§ **Provided entries**
****************************************

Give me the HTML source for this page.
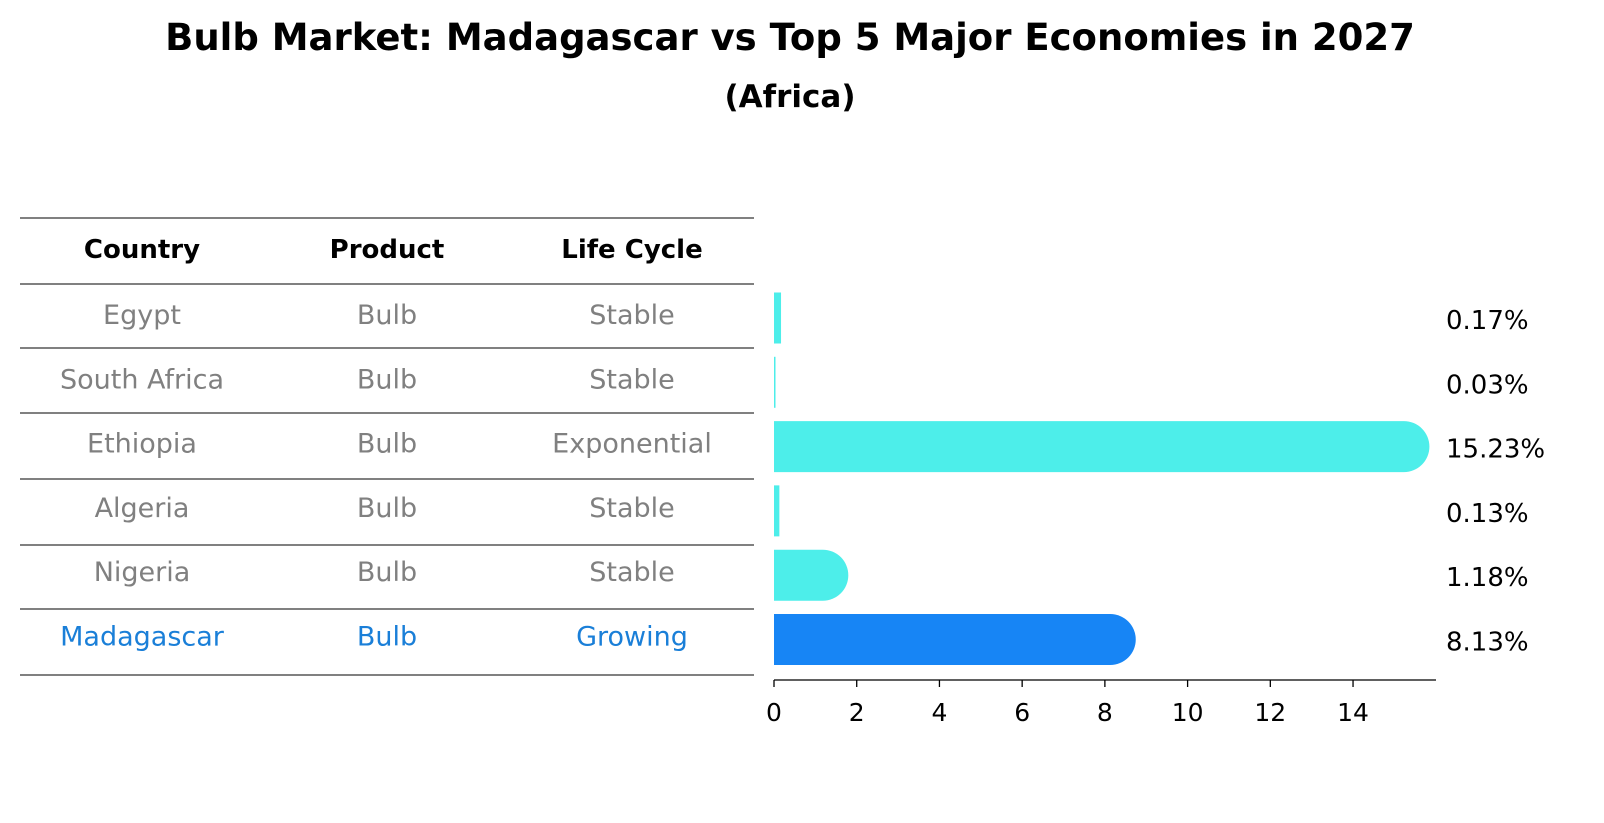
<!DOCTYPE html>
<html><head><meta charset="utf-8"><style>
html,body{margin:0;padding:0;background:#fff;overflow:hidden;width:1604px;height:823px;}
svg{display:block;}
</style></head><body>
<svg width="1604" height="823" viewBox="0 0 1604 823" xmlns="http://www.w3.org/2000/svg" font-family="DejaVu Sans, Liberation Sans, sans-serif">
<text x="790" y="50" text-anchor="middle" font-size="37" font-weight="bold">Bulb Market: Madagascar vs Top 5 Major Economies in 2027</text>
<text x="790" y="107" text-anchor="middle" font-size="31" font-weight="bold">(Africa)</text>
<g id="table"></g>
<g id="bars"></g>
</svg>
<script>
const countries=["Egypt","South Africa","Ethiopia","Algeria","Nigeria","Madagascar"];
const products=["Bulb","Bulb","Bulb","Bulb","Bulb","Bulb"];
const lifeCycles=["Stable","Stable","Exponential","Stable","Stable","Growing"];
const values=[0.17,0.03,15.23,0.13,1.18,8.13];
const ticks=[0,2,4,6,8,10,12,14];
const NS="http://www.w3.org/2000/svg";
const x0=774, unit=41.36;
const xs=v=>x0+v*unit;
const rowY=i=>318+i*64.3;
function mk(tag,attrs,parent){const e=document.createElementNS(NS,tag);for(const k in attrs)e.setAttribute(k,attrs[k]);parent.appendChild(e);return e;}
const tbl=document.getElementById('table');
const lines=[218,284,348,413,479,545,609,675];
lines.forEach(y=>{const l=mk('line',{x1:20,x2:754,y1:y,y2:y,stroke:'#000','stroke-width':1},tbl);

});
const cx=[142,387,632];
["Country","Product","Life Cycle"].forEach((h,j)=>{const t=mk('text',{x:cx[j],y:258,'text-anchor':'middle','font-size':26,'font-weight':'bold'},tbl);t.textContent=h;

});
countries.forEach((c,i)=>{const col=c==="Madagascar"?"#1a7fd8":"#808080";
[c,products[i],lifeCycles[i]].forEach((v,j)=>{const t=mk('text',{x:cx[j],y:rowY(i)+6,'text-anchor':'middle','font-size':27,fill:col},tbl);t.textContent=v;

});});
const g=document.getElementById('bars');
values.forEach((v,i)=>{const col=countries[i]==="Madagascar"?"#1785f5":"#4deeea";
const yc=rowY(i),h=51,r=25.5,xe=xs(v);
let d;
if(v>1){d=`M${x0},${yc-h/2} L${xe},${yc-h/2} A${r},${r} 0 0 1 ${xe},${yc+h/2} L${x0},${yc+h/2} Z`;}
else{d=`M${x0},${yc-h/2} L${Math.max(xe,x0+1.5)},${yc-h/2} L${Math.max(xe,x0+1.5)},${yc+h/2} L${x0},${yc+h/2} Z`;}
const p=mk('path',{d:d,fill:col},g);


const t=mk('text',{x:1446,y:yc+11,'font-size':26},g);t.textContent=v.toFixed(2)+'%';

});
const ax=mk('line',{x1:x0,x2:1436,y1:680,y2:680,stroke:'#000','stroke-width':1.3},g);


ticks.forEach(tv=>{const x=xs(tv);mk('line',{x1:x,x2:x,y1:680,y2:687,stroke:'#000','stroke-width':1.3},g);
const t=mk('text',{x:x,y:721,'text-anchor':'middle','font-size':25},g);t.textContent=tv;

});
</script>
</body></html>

****************************************

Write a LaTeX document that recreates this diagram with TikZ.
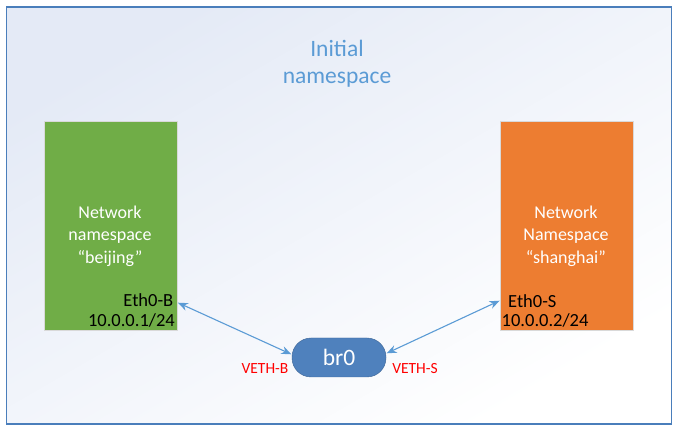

****************************************

§ **What is needed**
Above are the records. Copy every line in them holding "this".

§ **The answer**
Give me the HTML source for this page.
Write a LaTeX document that recreates this diagram with TikZ.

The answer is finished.